## Objective
Write the material out again exactly.

## Excerpted data
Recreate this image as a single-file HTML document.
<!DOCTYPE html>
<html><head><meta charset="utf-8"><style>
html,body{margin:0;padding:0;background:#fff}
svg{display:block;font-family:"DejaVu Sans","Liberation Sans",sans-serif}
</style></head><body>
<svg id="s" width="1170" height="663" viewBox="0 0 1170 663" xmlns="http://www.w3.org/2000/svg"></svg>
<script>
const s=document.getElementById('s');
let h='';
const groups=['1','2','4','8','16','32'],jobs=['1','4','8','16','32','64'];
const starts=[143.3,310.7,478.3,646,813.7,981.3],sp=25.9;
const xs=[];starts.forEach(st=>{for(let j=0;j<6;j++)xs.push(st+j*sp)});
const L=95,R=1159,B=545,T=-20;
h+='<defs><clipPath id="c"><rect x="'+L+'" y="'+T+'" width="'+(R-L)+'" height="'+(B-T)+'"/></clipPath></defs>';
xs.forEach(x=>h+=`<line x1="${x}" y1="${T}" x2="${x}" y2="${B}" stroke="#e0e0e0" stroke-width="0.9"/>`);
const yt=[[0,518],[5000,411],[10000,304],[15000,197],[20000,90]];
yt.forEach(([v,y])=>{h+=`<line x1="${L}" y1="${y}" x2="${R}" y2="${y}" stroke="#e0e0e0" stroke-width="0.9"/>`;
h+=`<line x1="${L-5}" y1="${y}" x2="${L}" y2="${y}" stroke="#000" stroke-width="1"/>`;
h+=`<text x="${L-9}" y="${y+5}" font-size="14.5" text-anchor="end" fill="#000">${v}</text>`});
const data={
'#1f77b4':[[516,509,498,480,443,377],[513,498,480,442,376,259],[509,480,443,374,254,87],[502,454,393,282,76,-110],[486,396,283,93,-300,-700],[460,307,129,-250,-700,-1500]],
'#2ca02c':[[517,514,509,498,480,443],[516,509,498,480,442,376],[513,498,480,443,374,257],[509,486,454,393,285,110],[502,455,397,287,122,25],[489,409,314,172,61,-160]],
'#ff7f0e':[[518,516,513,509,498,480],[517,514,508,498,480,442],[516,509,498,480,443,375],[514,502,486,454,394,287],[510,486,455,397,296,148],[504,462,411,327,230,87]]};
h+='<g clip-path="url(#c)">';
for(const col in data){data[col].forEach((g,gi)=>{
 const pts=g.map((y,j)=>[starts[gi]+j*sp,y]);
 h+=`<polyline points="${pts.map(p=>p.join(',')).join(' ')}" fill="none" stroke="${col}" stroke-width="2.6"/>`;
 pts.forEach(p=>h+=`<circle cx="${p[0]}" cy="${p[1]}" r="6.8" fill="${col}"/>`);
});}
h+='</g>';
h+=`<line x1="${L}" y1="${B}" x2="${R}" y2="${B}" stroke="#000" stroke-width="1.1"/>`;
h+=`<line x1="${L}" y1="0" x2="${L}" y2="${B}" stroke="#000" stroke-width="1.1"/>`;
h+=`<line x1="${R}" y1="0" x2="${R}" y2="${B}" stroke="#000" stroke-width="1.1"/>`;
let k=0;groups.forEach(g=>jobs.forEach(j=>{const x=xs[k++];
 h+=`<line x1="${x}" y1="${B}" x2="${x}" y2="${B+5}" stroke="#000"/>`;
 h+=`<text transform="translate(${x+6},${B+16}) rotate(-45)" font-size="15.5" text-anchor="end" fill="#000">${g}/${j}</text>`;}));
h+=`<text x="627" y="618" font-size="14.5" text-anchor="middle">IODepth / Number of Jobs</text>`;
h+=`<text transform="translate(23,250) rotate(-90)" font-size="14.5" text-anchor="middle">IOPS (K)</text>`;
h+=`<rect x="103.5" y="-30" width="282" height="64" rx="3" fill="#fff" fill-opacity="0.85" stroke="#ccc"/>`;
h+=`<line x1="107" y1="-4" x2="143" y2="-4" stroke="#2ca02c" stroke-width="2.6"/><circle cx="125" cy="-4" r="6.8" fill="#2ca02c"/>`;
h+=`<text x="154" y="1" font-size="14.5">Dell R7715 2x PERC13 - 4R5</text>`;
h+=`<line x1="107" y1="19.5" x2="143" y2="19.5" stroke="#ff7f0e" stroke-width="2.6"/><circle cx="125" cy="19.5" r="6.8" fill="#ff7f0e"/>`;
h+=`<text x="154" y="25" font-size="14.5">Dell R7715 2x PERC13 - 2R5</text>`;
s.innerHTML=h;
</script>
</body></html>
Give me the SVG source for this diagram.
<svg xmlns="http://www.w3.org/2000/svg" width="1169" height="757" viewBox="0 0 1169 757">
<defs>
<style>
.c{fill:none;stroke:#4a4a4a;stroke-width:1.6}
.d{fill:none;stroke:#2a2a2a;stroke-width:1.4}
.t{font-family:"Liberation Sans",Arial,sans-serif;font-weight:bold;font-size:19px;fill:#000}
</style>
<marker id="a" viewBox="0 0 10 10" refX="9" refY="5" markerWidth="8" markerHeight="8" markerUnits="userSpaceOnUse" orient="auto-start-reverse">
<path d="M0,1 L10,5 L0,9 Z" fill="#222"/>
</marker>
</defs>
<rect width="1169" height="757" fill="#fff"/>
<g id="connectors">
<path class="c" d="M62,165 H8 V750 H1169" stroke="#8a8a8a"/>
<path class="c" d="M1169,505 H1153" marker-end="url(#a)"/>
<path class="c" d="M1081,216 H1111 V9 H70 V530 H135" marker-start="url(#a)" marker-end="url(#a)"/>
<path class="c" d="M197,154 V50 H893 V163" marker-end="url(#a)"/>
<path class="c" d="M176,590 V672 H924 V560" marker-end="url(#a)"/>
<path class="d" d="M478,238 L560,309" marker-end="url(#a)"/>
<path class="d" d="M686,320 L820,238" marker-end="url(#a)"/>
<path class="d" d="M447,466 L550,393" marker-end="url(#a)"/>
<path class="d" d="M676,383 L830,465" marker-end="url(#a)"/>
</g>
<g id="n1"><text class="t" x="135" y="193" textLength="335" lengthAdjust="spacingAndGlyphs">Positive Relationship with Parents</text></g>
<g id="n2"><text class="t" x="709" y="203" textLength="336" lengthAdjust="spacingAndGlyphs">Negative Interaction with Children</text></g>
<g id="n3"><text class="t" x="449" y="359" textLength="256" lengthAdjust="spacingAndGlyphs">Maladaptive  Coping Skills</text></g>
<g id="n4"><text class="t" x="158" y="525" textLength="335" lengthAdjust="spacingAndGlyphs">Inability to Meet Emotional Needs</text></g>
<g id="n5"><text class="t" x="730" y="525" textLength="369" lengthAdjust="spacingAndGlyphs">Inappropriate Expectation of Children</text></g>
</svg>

## Full answer
Recreate this image as a single-file HTML document.
<!DOCTYPE html>
<html><head><meta charset="utf-8"><style>
html,body{margin:0;padding:0;background:#fff}
svg{display:block;font-family:"DejaVu Sans","Liberation Sans",sans-serif}
</style></head><body>
<svg id="s" width="1170" height="663" viewBox="0 0 1170 663" xmlns="http://www.w3.org/2000/svg"></svg>
<script>
const s=document.getElementById('s');
let h='';
const groups=['1','2','4','8','16','32'],jobs=['1','4','8','16','32','64'];
const starts=[143.3,310.7,478.3,646,813.7,981.3],sp=25.9;
const xs=[];starts.forEach(st=>{for(let j=0;j<6;j++)xs.push(st+j*sp)});
const L=95,R=1159,B=545,T=-20;
h+='<defs><clipPath id="c"><rect x="'+L+'" y="'+T+'" width="'+(R-L)+'" height="'+(B-T)+'"/></clipPath></defs>';
xs.forEach(x=>h+=`<line x1="${x}" y1="${T}" x2="${x}" y2="${B}" stroke="#e0e0e0" stroke-width="0.9"/>`);
const yt=[[0,518],[5000,411],[10000,304],[15000,197],[20000,90]];
yt.forEach(([v,y])=>{h+=`<line x1="${L}" y1="${y}" x2="${R}" y2="${y}" stroke="#e0e0e0" stroke-width="0.9"/>`;
h+=`<line x1="${L-5}" y1="${y}" x2="${L}" y2="${y}" stroke="#000" stroke-width="1"/>`;
h+=`<text x="${L-9}" y="${y+5}" font-size="14.5" text-anchor="end" fill="#000">${v}</text>`});
const data={
'#1f77b4':[[516,509,498,480,443,377],[513,498,480,442,376,259],[509,480,443,374,254,87],[502,454,393,282,76,-110],[486,396,283,93,-300,-700],[460,307,129,-250,-700,-1500]],
'#2ca02c':[[517,514,509,498,480,443],[516,509,498,480,442,376],[513,498,480,443,374,257],[509,486,454,393,285,110],[502,455,397,287,122,25],[489,409,314,172,61,-160]],
'#ff7f0e':[[518,516,513,509,498,480],[517,514,508,498,480,442],[516,509,498,480,443,375],[514,502,486,454,394,287],[510,486,455,397,296,148],[504,462,411,327,230,87]]};
h+='<g clip-path="url(#c)">';
for(const col in data){data[col].forEach((g,gi)=>{
 const pts=g.map((y,j)=>[starts[gi]+j*sp,y]);
 h+=`<polyline points="${pts.map(p=>p.join(',')).join(' ')}" fill="none" stroke="${col}" stroke-width="2.6"/>`;
 pts.forEach(p=>h+=`<circle cx="${p[0]}" cy="${p[1]}" r="6.8" fill="${col}"/>`);
});}
h+='</g>';
h+=`<line x1="${L}" y1="${B}" x2="${R}" y2="${B}" stroke="#000" stroke-width="1.1"/>`;
h+=`<line x1="${L}" y1="0" x2="${L}" y2="${B}" stroke="#000" stroke-width="1.1"/>`;
h+=`<line x1="${R}" y1="0" x2="${R}" y2="${B}" stroke="#000" stroke-width="1.1"/>`;
let k=0;groups.forEach(g=>jobs.forEach(j=>{const x=xs[k++];
 h+=`<line x1="${x}" y1="${B}" x2="${x}" y2="${B+5}" stroke="#000"/>`;
 h+=`<text transform="translate(${x+6},${B+16}) rotate(-45)" font-size="15.5" text-anchor="end" fill="#000">${g}/${j}</text>`;}));
h+=`<text x="627" y="618" font-size="14.5" text-anchor="middle">IODepth / Number of Jobs</text>`;
h+=`<text transform="translate(23,250) rotate(-90)" font-size="14.5" text-anchor="middle">IOPS (K)</text>`;
h+=`<rect x="103.5" y="-30" width="282" height="64" rx="3" fill="#fff" fill-opacity="0.85" stroke="#ccc"/>`;
h+=`<line x1="107" y1="-4" x2="143" y2="-4" stroke="#2ca02c" stroke-width="2.6"/><circle cx="125" cy="-4" r="6.8" fill="#2ca02c"/>`;
h+=`<text x="154" y="1" font-size="14.5">Dell R7715 2x PERC13 - 4R5</text>`;
h+=`<line x1="107" y1="19.5" x2="143" y2="19.5" stroke="#ff7f0e" stroke-width="2.6"/><circle cx="125" cy="19.5" r="6.8" fill="#ff7f0e"/>`;
h+=`<text x="154" y="25" font-size="14.5">Dell R7715 2x PERC13 - 2R5</text>`;
s.innerHTML=h;
</script>
</body></html>
Give me the SVG source for this diagram.
<svg xmlns="http://www.w3.org/2000/svg" width="1169" height="757" viewBox="0 0 1169 757">
<defs>
<style>
.c{fill:none;stroke:#4a4a4a;stroke-width:1.6}
.d{fill:none;stroke:#2a2a2a;stroke-width:1.4}
.t{font-family:"Liberation Sans",Arial,sans-serif;font-weight:bold;font-size:19px;fill:#000}
</style>
<marker id="a" viewBox="0 0 10 10" refX="9" refY="5" markerWidth="8" markerHeight="8" markerUnits="userSpaceOnUse" orient="auto-start-reverse">
<path d="M0,1 L10,5 L0,9 Z" fill="#222"/>
</marker>
</defs>
<rect width="1169" height="757" fill="#fff"/>
<g id="connectors">
<path class="c" d="M62,165 H8 V750 H1169" stroke="#8a8a8a"/>
<path class="c" d="M1169,505 H1153" marker-end="url(#a)"/>
<path class="c" d="M1081,216 H1111 V9 H70 V530 H135" marker-start="url(#a)" marker-end="url(#a)"/>
<path class="c" d="M197,154 V50 H893 V163" marker-end="url(#a)"/>
<path class="c" d="M176,590 V672 H924 V560" marker-end="url(#a)"/>
<path class="d" d="M478,238 L560,309" marker-end="url(#a)"/>
<path class="d" d="M686,320 L820,238" marker-end="url(#a)"/>
<path class="d" d="M447,466 L550,393" marker-end="url(#a)"/>
<path class="d" d="M676,383 L830,465" marker-end="url(#a)"/>
</g>
<g id="n1"><text class="t" x="135" y="193" textLength="335" lengthAdjust="spacingAndGlyphs">Positive Relationship with Parents</text></g>
<g id="n2"><text class="t" x="709" y="203" textLength="336" lengthAdjust="spacingAndGlyphs">Negative Interaction with Children</text></g>
<g id="n3"><text class="t" x="449" y="359" textLength="256" lengthAdjust="spacingAndGlyphs">Maladaptive  Coping Skills</text></g>
<g id="n4"><text class="t" x="158" y="525" textLength="335" lengthAdjust="spacingAndGlyphs">Inability to Meet Emotional Needs</text></g>
<g id="n5"><text class="t" x="730" y="525" textLength="369" lengthAdjust="spacingAndGlyphs">Inappropriate Expectation of Children</text></g>
</svg>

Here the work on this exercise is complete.